Here are my four favourite benefits:
#1: Increase time under tension for short range of motion movements.
With isotonics, there's a level of bounce that tendons give to movement (known as the plyometric effect). That means the muscle, during those movements, isn't actually working for the entire range of motion.
A great example is with rotator cuff external rotation work. It's so easy just to bounce in and out of position. But by doing a hold, that infraspinatus is forced to hold its contraction for much longer.
#2: Spare joint stress.
If you have a grumpy knee, there is a pretty good chance you've also got an inhibited and a weak VMO muscle. That means you need to build that guy up.

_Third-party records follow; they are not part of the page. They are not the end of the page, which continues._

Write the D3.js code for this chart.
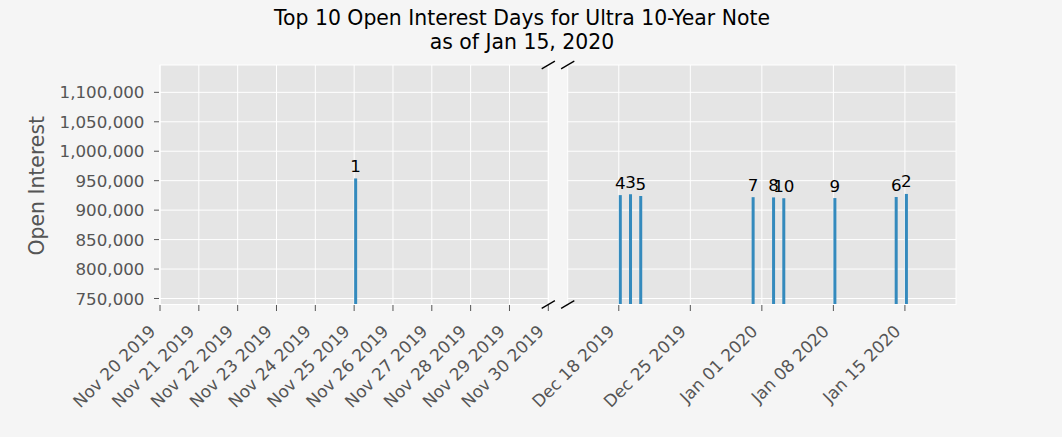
<!DOCTYPE html>
<html>
<head>
<meta charset="utf-8">
<script src="https://cdn.jsdelivr.net/npm/d3@7"></script>
<style>
  html, body { margin: 0; padding: 0; background: #f5f5f5; }
  svg { display: block; }
  text { font-family: "DejaVu Sans", sans-serif; }
</style>
</head>
<body>
<svg id="chart" width="1062" height="437"></svg>
<script>
// ---- data ----
const dates = ["2019-11-25", "2020-01-15", "2019-12-19", "2019-12-18", "2019-12-20",
               "2020-01-14", "2019-12-31", "2020-01-02", "2020-01-08", "2020-01-03"];
const openInterest = [953800, 927500, 927000, 925500, 924000, 922300, 922000, 921600, 920500, 920200];
const ranks = [1, 2, 3, 4, 5, 6, 7, 8, 9, 10];
const yTicks = [750000, 800000, 850000, 900000, 950000, 1000000, 1050000, 1100000];
const yDomain = [739800, 1146400];
const leftDomain = ["2019-11-20", "2019-11-30"];
const rightDomain = ["2019-12-13", "2020-01-20"];
const leftTicks = ["2019-11-20", "2019-11-21", "2019-11-22", "2019-11-23", "2019-11-24", "2019-11-25",
                   "2019-11-26", "2019-11-27", "2019-11-28", "2019-11-29", "2019-11-30"];
const rightTicks = ["2019-12-18", "2019-12-25", "2020-01-01", "2020-01-08", "2020-01-15"];
const titleLines = ["Top 10 Open Interest Days for Ultra 10-Year Note", "as of Jan 15, 2020"];
const yLabel = "Open Interest";

// ---- layout ----
const parse = d3.utcParse("%Y-%m-%d");
const fmtDate = d3.utcFormat("%b %d %Y");
const fmtNum = d3.format(",");
const pTop = 65, pBottom = 304.5;
const L = {x0: 160, x1: 548.3};
const R = {x0: 567.7, x1: 956};
const tickColor = "#555555";
const barColor = "#348ABD";
const barW = 3;

const svg = d3.select("#chart");
svg.append("rect").attr("width", 1062).attr("height", 437).attr("fill", "#f5f5f5");

const y = d3.scaleLinear().domain(yDomain).range([pBottom, pTop]);

const data = dates.map((d, i) => ({date: parse(d), value: openInterest[i], rank: ranks[i]}));

function panel(box, domain, ticks, showY, id) {
  const x = d3.scaleUtc().domain(domain.map(parse)).range([box.x0, box.x1]);
  const [d0, d1] = x.domain();
  const g = svg.append("g");
  g.append("clipPath").attr("id", id).append("rect")
    .attr("x", box.x0).attr("y", pTop).attr("width", box.x1 - box.x0).attr("height", pBottom - pTop);
  g.append("rect").attr("x", box.x0).attr("y", pTop).attr("width", box.x1 - box.x0)
    .attr("height", pBottom - pTop).attr("fill", "#E5E5E5");
  // grid
  const tickDates = ticks.map(parse);
  g.append("g").selectAll("line").data(yTicks).join("line")
    .attr("x1", box.x0).attr("x2", box.x1).attr("y1", d => y(d)).attr("y2", d => y(d))
    .attr("stroke", "#fff").attr("stroke-width", 1);
  g.append("g").selectAll("line").data(tickDates).join("line")
    .attr("x1", d => x(d)).attr("x2", d => x(d)).attr("y1", pTop).attr("y2", pBottom)
    .attr("stroke", "#fff").attr("stroke-width", 1);
  // bars
  const inPanel = data.filter(d => d.date >= d0 && d.date <= d1);
  g.append("g").attr("clip-path", `url(#${id})`).selectAll("rect").data(inPanel).join("rect")
    .attr("x", d => x(d.date)).attr("width", barW)
    .attr("y", d => y(d.value)).attr("height", d => pBottom - y(d.value) + 5)
    .attr("fill", barColor);
  // bar labels
  g.append("g").selectAll("text").data(inPanel).join("text")
    .attr("x", d => x(d.date) + barW / 2).attr("y", d => y(d.value) - 6.5)
    .attr("text-anchor", "middle").attr("font-size", "16.7px").attr("fill", "#000")
    .text(d => d.rank);
  // border
  g.append("rect").attr("x", box.x0).attr("y", pTop).attr("width", box.x1 - box.x0)
    .attr("height", pBottom - pTop).attr("fill", "none").attr("stroke", "#fff").attr("stroke-width", 1);
  // x axis ticks + labels
  const xa = g.append("g");
  xa.selectAll("line").data(tickDates).join("line")
    .attr("x1", d => x(d)).attr("x2", d => x(d)).attr("y1", pBottom + 0.5).attr("y2", pBottom + 6.5)
    .attr("stroke", tickColor).attr("stroke-width", 1);
  xa.selectAll("text").data(tickDates).join("text")
    .attr("transform", d => `translate(${x(d) - 3.3},${pBottom + 27.8}) rotate(-45)`)
    .attr("text-anchor", "end").attr("font-size", "16.9px").attr("fill", tickColor)
    .text(d => fmtDate(d));
  if (showY) {
    const ya = g.append("g");
    ya.selectAll("line").data(yTicks).join("line")
      .attr("x1", box.x0 - 6).attr("x2", box.x0 - 1).attr("y1", d => y(d)).attr("y2", d => y(d))
      .attr("stroke", tickColor).attr("stroke-width", 1);
    ya.selectAll("text").data(yTicks).join("text")
      .attr("x", box.x0 - 15.5).attr("y", d => y(d)).attr("dy", "0.36em")
      .attr("text-anchor", "end").attr("font-size", "16.7px").attr("fill", tickColor)
      .text(d => fmtNum(d));
  }
  return x;
}

panel(L, leftDomain, leftTicks, true, "clipL");
panel(R, rightDomain, rightTicks, false, "clipR");

// break marks
const dx = 6.6, dy = 3.9;
const marks = [[L.x1, pTop], [L.x1, pBottom], [R.x0, pTop], [R.x0, pBottom]];
svg.append("g").selectAll("line").data(marks).join("line")
  .attr("x1", d => d[0] - dx).attr("y1", d => d[1] + dy)
  .attr("x2", d => d[0] + dx).attr("y2", d => d[1] - dy)
  .attr("stroke", "#000").attr("stroke-width", 1.3);

// y label
svg.append("text")
  .attr("transform", `translate(44,${(pTop + pBottom) / 2 + 1}) rotate(-90)`)
  .attr("text-anchor", "middle").attr("font-size", "20.4px").attr("fill", tickColor)
  .text(yLabel);

// title
svg.append("g").selectAll("text").data(titleLines).join("text")
  .attr("x", 522).attr("y", (d, i) => 25 + i * 23.5)
  .attr("text-anchor", "middle").attr("font-size", "20.4px").attr("fill", "#000")
  .text(d => d);
</script>
</body>
</html>
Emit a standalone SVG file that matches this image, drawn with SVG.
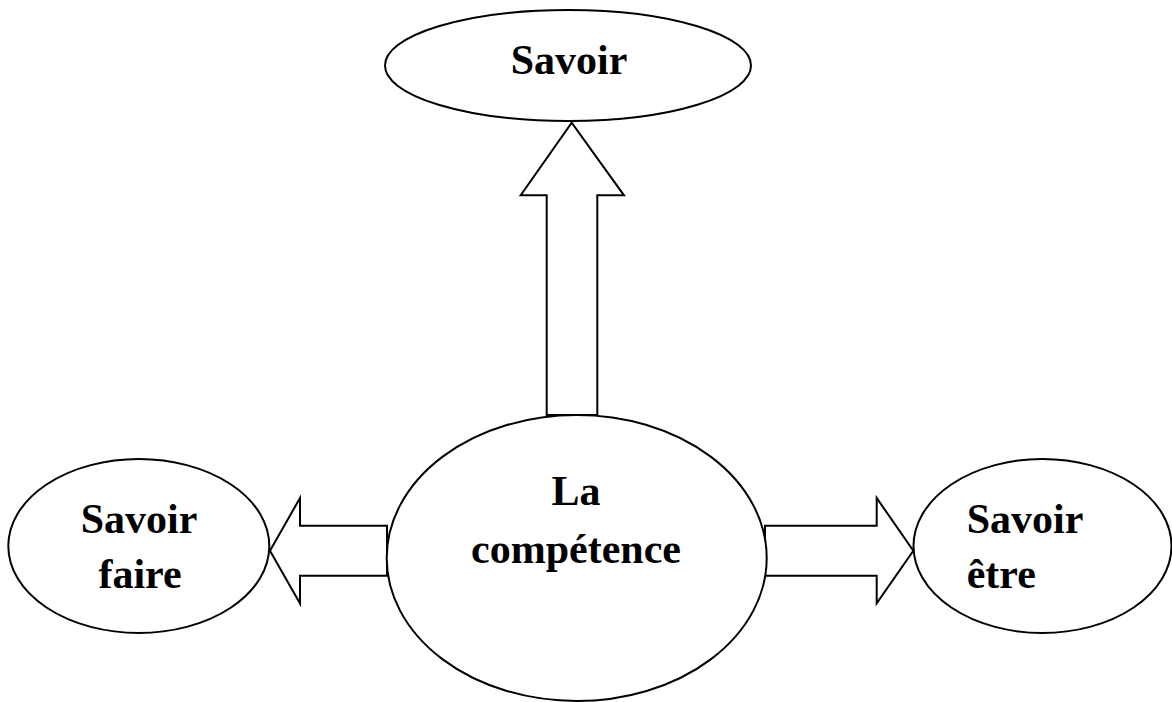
<svg xmlns="http://www.w3.org/2000/svg" width="1172" height="702" viewBox="0 0 1172 702">
<style>
.shape{fill:#fff;stroke:#000;stroke-width:2}
.lbl{font-family:"Liberation Serif","Times New Roman",serif;font-weight:bold;font-size:42px;fill:#000}
.c{text-anchor:middle}
</style>
<rect width="1172" height="702" fill="#fff"/>
<g id="connectors">
<polygon class="shape" points="546.7,415 546.7,195.3 520.7,195.3 571.7,122.7 624,195.3 597.3,195.3 597.3,415"/>
<polygon class="shape" points="387,525.7 300,525.7 300,498 270,550.7 300,603.4 300,575.7 387,575.7"/>
<polygon class="shape" points="765,525.7 876.7,525.7 876.7,498 913.3,550.7 876.7,603.4 876.7,575.7 765,575.7"/>
</g>
<g id="savoir">
<ellipse class="shape" cx="568" cy="65.5" rx="183" ry="55.5"/>
<text class="lbl c" x="569" y="74">Savoir</text>
</g>
<g id="competence">
<ellipse class="shape" cx="576.7" cy="558" rx="190" ry="143"/>
<text class="lbl c" x="576" y="505">La</text>
<text class="lbl c" x="576" y="562.7">compétence</text>
</g>
<g id="savoir-faire">
<ellipse class="shape" cx="138.8" cy="546" rx="130.5" ry="87"/>
<text class="lbl c" x="139" y="532.7">Savoir</text>
<text class="lbl c" x="140" y="588.3">faire</text>
</g>
<g id="savoir-etre">
<ellipse class="shape" cx="1042.5" cy="546" rx="129" ry="87"/>
<text class="lbl" x="966.7" y="532.7">Savoir</text>
<text class="lbl" x="966.7" y="588.3">être</text>
</g>
</svg>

To build that VMO up, knee extensions are a great starting place, but they can also irritate the joint as you increase flexion and apply greater patellofemoral compression. By instead holding the weight close to end range, you minimise joint compression and cartilage irritation while still putting some time under tension into the VMO.
#3: Work the weak point.
All muscles have a natural tendency to work harder at some points and easier at others point depending on the joint angle and muscle length. For example, the bench press is hardest a couple of inches above the chest (this is called the sticking point and is different for every exercise). You want to spend more time working muscles at or near their sticking points, and less when you're at an advantage in positions of biomechanical advantage.
This applies perfectly to hamstring curls. It's easy to start and finish a curl, but between roughly 90º and 135º of knee flexion the hamstring has to work at it’s hardest, if you really focus your work there (either moving slowly through it or doing holds at that position), the hamstrings are going to be doing a whole lot more work.
#4: Think about muscles in terms of the function as opposed to the action.
The textbook definition for each muscle would be the action it performs, but its action doesn't always correlate to what it does in the real world (Glute med is a perfect example).
I think this applies perfectly to the core. The core is designed to provide stability and resist motion. Think of it as an anti-movement device. Planks and side planks are much better options for core training than things like crunches or Russian twists.